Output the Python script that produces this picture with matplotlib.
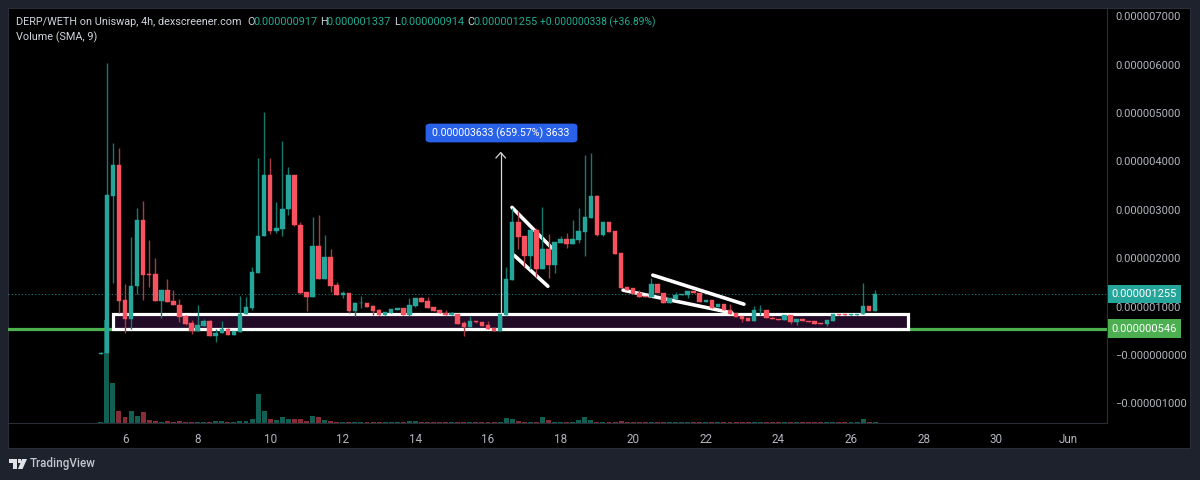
import numpy as np
import matplotlib
matplotlib.use('Agg')
import matplotlib.pyplot as plt
from matplotlib.patches import Rectangle, FancyBboxPatch, Polygon

plt.rcParams['font.family'] = ['Roboto', 'DejaVu Sans']

# Prices are in units of 0.000001 WETH, one candle every 4 hours
OPENS = [.03, .04, 3.29, 3.93, 1.14, .74, 1.43, 2.79, 1.68, 1.68,
         1.12, 1.34, 1.12, 1.03, .80, .66, .50, .60, .71, .39,
         .46, .53, .42, .48, .85, .97, 1.70, 2.46, 3.72, 2.57,
         2.60, 3.02, 3.72, 2.68, 1.30, 1.20, 2.25, 1.56, 2.02, 1.45,
         1.24, 1.28, .91, 1.07, 1.08, 1.01, .93, .83, .87, .94,
         .98, .82, 1.02, 1.18, 1.11, .99, .93, .86, .83, .85,
         .67, .58, .70, .69, .62, .56, .50, .83, 1.55, 2.75,
         2.45, 2.04, 2.58, 1.77, 2.19, 1.86, 2.32, 2.39, 2.29, 2.37,
         2.55, 2.84, 3.28, 2.47, 2.75, 2.56, 2.10, 1.40, 1.38, 1.29,
         1.22, 1.20, 1.47, 1.29, 1.08, 1.16, 1.24, 1.23, 1.32, 1.29,
         1.10, 1.13, 1.00, 1.05, .94, .87, .81, .76, .71, .92,
         .93, .77, .75, .73, .82, .68, .75, .71, .71, .66,
         .64, .71, .85, .84, .82, .83, .85, 1.01, .917]
CLOSES = [.05, 3.31, 3.93, 1.12, .74, 1.43, 2.79, 1.66, 1.66, 1.12,
          1.34, 1.10, 1.03, .79, .64, .50, .62, .71, .39, .46,
          .53, .42, .50, .85, 1.0, 1.72, 2.46, 3.72, 2.57, 2.63,
          3.02, 3.72, 2.68, 1.29, 1.19, 2.25, 1.56, 2.02, 1.43, 1.24,
          1.29, .91, 1.08, 1.08, .99, .91, .83, .89, .95, .98,
          .83, 1.03, 1.18, 1.10, .98, .91, .86, .83, .87, .65,
          .58, .70, .68, .60, .54, .50, .85, 1.56, 2.75, 2.43,
          2.04, 2.58, 1.77, 2.19, 1.86, 2.33, 2.39, 2.29, 2.39, 2.56,
          2.86, 3.28, 2.47, 2.75, 2.54, 2.08, 1.38, 1.34, 1.27, 1.20,
          1.19, 1.47, 1.29, 1.08, 1.17, 1.24, 1.27, 1.32, 1.29, 1.10,
          1.13, .98, 1.05, .93, .85, .79, .74, .71, .92, .93,
          .76, .74, .72, .82, .68, .75, .70, .68, .65, .64,
          .72, .85, .82, .82, .84, .85, 1.01, .90, 1.255]
HIGHS = [.07, 6.03, 4.38, 4.28, 1.47, 2.43, 3.04, 3.19, 2.38, 2.00,
         1.34, 1.57, 1.34, 1.16, .82, .72, 1.03, .74, .73, .54,
         .71, .55, .50, 1.21, 1.20, 1.82, 4.08, 5.02, 4.06, 3.17,
         4.43, 3.89, 3.72, 2.75, 1.30, 2.85, 2.90, 2.48, 2.19, 1.51,
         1.32, 1.28, 1.10, 1.21, 1.08, 1.03, .95, .89, .95, .98,
         .98, 1.17, 1.18, 1.19, 1.19, .99, .93, .92, .88, .85,
         .70, .81, .71, .69, .70, .56, .85, 1.82, 3.03, 2.98,
         2.45, 2.58, 2.62, 3.05, 2.50, 2.33, 2.46, 2.53, 2.79, 3.04,
         4.13, 4.18, 3.30, 2.75, 2.75, 2.56, 2.10, 1.40, 1.38, 1.34,
         1.22, 1.59, 1.47, 1.29, 1.17, 1.30, 1.27, 1.32, 1.32, 1.29,
         1.13, 1.13, 1.05, 1.05, 1.05, .87, .81, .76, 1.01, 1.03,
         .93, .80, .75, .82, .82, .75, .75, .71, .71, .66,
         .72, .85, .85, .84, .84, .85, 1.48, 1.01, 1.337]
LOWS = [.03, .04, 1.49, .87, .46, .54, 1.26, 1.14, 1.40, 1.12,
        .77, 1.10, 1.03, .69, .62, .43, .50, .60, .39, .27,
        .46, .42, .42, .48, .85, .93, 1.70, 2.46, 2.50, 2.53,
        2.46, 2.90, 2.66, 1.26, .91, 1.20, 1.56, 1.56, 1.30, 1.24,
        1.18, .87, .81, .97, .99, .83, .83, .83, .87, .92,
        .83, .80, 1.00, 1.10, .98, .91, .86, .83, .83, .65,
        .39, .58, .67, .60, .54, .50, .50, .83, 1.55, 2.20,
        1.81, 1.78, 1.62, 1.77, 1.60, 1.70, 2.32, 2.22, 2.29, 2.32,
        2.05, 2.84, 2.45, 2.45, 2.54, 2.08, 1.38, 1.34, 1.27, 1.20,
        1.19, 1.20, 1.29, 1.08, 1.08, 1.16, 1.24, 1.18, 1.29, 1.10,
        1.10, .98, 1.00, .93, .85, .79, .68, .71, .71, .83,
        .76, .74, .72, .73, .65, .63, .70, .68, .65, .64,
        .60, .71, .82, .82, .82, .83, .85, .90, .914]
VOLUMES = [1.5, 103, 40, 12.3, 6, 12.3, 6.7, 11.3, 3.3, 2.3,
           1.3, 2.3, 1.3, 2.3, 1.3, 1.5, 1.5, 1, 1.3, 1.7,
           1.7, 1, 1, 2.5, 1.7, 4.3, 29, 12.3, 4, 3.3,
           6, 4.3, 4.3, 4.3, 1.7, 7, 6, 3.3, 2.3, 1,
           1.3, 1, 1.5, 1.3, 1.3, 1.5, 1, 1, 1, 1,
           1, 1.7, 1.7, 1, 1, 1, 1, 1, 1, 1,
           1.5, 1, 1, 1, 1.5, 1, 1.5, 5, 4.3, 2.3,
           1.3, 1.3, 1.3, 6, 3.3, 1.3, .7, 1.3, 1.3, 3.3,
           6, 3.3, 1.3, 1.3, .7, 1.3, 2.3, 1, 1, 1,
           1, 1.3, 1, 1, 1, 1, 1, 1, 1, 1,
           1, 1, 1, 1, 1, 1, 1, 1, 1.3, 1.3,
           1, 1, 1, 1, 1.5, 1, 1, 1, 1, 1,
           1, 1, 1, 1, 1, 1, 4, .7, 1.3]

Y_TICKS = [-1, 0, 1, 2, 3, 4, 5, 6, 7]
Y_LABELS = ['\u22120.000001000', '\u22120.000000000', '0.000001000', '0.000002000', '0.000003000',
            '0.000004000', '0.000005000', '0.000006000', '0.000007000']
X_TICKS = [6, 8, 10, 12, 14, 16, 18, 20, 22, 24, 26, 28, 30, 32]
X_LABELS = ['6', '8', '10', '12', '14', '16', '18', '20', '22', '24', '26', '28', '30', 'Jun']

LAST_CLOSE = 1.255
SUPPORT = 0.546
BOX_LOW, BOX_HIGH = 0.53, 0.84
BOX_START, BOX_END = 5.68, 27.57
MEASURE_DAY, MEASURE_FROM, MEASURE_CHANGE = 16.35, 0.55, 3.633

# Trendlines drawn on the chart: (day, price) pairs
FLAG_LINES = [((16.66, 3.05), (17.76, 2.21)),
              ((16.72, 2.06), (17.65, 1.42)),
              ((20.54, 1.65), (23.05, 1.05)),
              ((19.72, 1.34), (22.72, 0.87))]

GREEN = '#26a69a'
RED = '#f7525f'
W, H = 1200, 480
AX_L, AX_R, AX_T, AX_B = 8, 1107, 8, 423


def px(x, y):
    return x / W, 1 - y / H


fig = plt.figure(figsize=(12, 4.8), dpi=100, facecolor='#1e222d')

# black chart area inside the grey frame
fig.patches.append(Rectangle(px(8, 448), 1182 / W, 440 / H, transform=fig.transFigure,
                             facecolor='black', edgecolor='#2a2e39', linewidth=0.8, zorder=-2))

vol_ax = fig.add_axes([AX_L / W, 1 - AX_B / H, (AX_R - AX_L) / W, (AX_B - AX_T) / H], zorder=0)
ax = fig.add_axes([AX_L / W, 1 - AX_B / H, (AX_R - AX_L) / W, (AX_B - AX_T) / H], zorder=1)
ax.patch.set_visible(False)
vol_ax.patch.set_visible(False)

opens = np.array(OPENS)
closes = np.array(CLOSES)
highs = np.array(HIGHS)
lows = np.array(LOWS)
days = 6 + (np.arange(len(opens)) - 4) / 6
up = closes >= opens
width = 0.125
x_limits = (6 + (AX_L - 125) / 36.3, 6 + (AX_R - 125) / 36.3)

# volume pane, sits at the bottom of the price pane
vol_ax.bar(days, VOLUMES, width=0.135, color=np.where(up, '#125f54', '#8a2c37'), linewidth=0)
vol_ax.set_xlim(x_limits)
vol_ax.set_ylim(0, AX_B - AX_T)
vol_ax.set_xticks([])
vol_ax.set_yticks([])
for s in vol_ax.spines.values():
    s.set_visible(False)

# levels and drawings under the candles
ax.axhline(LAST_CLOSE, color=GREEN, linestyle=(0, (1, 2)), linewidth=0.8, alpha=0.75, zorder=1)
ax.axhline(SUPPORT, color='#4caf50', linewidth=2.3, zorder=1)
ax.add_patch(Rectangle((BOX_START, BOX_LOW), BOX_END - BOX_START, BOX_HIGH - BOX_LOW,
                       facecolor='#210b27', edgecolor='white', linewidth=2.3, zorder=2))
for a, b in FLAG_LINES:
    ax.plot([a[0], b[0]], [a[1], b[1]], color='white', linewidth=2.6, solid_capstyle='round', zorder=2)

# measure arrow
m_top = MEASURE_FROM + MEASURE_CHANGE
ax.plot([MEASURE_DAY, MEASURE_DAY], [MEASURE_FROM, m_top], color='#d8d8d8', linewidth=0.9, zorder=2)
ax.plot([MEASURE_DAY - 0.13, MEASURE_DAY, MEASURE_DAY + 0.13], [m_top - 0.11, m_top, m_top - 0.11],
        color='#d8d8d8', linewidth=0.9, zorder=2)

# candles
for mask, body, wick in [(up, GREEN, '#17796e'), (~up, RED, '#a83a45')]:
    ax.vlines(days[mask], lows[mask], highs[mask], color=wick, linewidth=1.0, zorder=3)
    ax.bar(days[mask], np.abs(closes - opens)[mask], bottom=np.minimum(opens, closes)[mask], width=width,
           color=body, edgecolor=body, linewidth=0.3, zorder=4)

ax.set_xlim(x_limits)
ax.set_ylim((355 - AX_B) / 48.4, (355 - AX_T) / 48.4)
ax.yaxis.tick_right()
ax.set_yticks(Y_TICKS)
ax.set_yticklabels(Y_LABELS)
ax.set_xticks(X_TICKS)
ax.set_xticklabels(X_LABELS)
ax.tick_params(axis='y', length=0, pad=6, labelsize=8.0, labelcolor='#b2b5be')
ax.tick_params(axis='x', length=0, pad=7, labelsize=8.4, labelcolor='#b2b5be')
for side in ['top', 'left']:
    ax.spines[side].set_visible(False)
ax.spines['right'].set_color('#2a2e39')
ax.spines['bottom'].set_color('#2a2e39')

# price tags on the axis
for price, col, label in [(LAST_CLOSE, GREEN, '0.000001255'), (SUPPORT, '#4caf50', '0.000000546')]:
    ax.annotate(label, xy=(1, price), xycoords=('axes fraction', 'data'), xytext=(27, 0),
                textcoords='offset points', ha='center', va='center', fontsize=8.0, color='white',
                bbox=dict(boxstyle='square,pad=0.38', facecolor=col, edgecolor='none'),
                annotation_clip=False, zorder=10)

# measure label
fig.patches.append(FancyBboxPatch(px(427, 141), 149 / W, 16 / H, transform=fig.transFigure,
                                  boxstyle='round,pad=0,rounding_size=0.003', facecolor='#2962e8',
                                  edgecolor='#2962e8', linewidth=2))
fig.text(*px(501, 133), '0.000003633 (659.57%) 3633', color='white', fontsize=7.6,
         ha='center', va='center', zorder=10)

# header
GREY = '#d1d4dc'
VAL = '#22ab94'
fig.text(*px(16, 22), 'DERP/WETH on Uniswap, 4h, dexscreener.com', color=GREY, fontsize=7.8, va='center')
for x, letter, val in [(247, 'O', '0.000000917'), (320, 'H', '0.000001337'), (394, 'L', '0.000000914'),
                       (467, 'C', '0.000001255')]:
    fig.text(*px(x, 22), letter, color=GREY, fontsize=7.8, va='center')
    fig.text(*px(x + 6.5, 22), val, color=VAL, fontsize=7.8, va='center')
fig.text(*px(540, 22), '+0.000000338 (+36.89%)', color=VAL, fontsize=7.4, va='center')
fig.text(*px(16, 37), 'Volume (SMA, 9)', color=GREY, fontsize=7.8, va='center')

# TradingView logo
for shape in [[px(9, 459), px(17, 459), px(17, 469), px(13, 469), px(13, 463), px(9, 463)],
              [px(22, 459), px(27, 459), px(22.5, 469), px(18, 469)]]:
    fig.patches.append(Polygon(shape, closed=True, transform=fig.transFigure, facecolor='#e0e2e8'))
fig.patches.append(Rectangle(px(18, 463), 3 / W, 3.6 / H, transform=fig.transFigure, facecolor='#e0e2e8'))
fig.text(*px(30, 464), 'TradingView', color='#c3c6ce', fontsize=8.4, fontweight='medium', va='center')

plt.savefig('out.png', dpi=100, facecolor=fig.get_facecolor())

-.-.-

### WRITTEN PROBLEM
Write down every line from the opening of the listing to the line with "from matplotlib.patches import", both included, and nothing else; the pictures are omitted.

### SOLUTION
Output the Python script that produces this picture with matplotlib.
import numpy as np
import matplotlib
matplotlib.use('Agg')
import matplotlib.pyplot as plt
from matplotlib.patches import Rectangle, FancyBboxPatch, Polygon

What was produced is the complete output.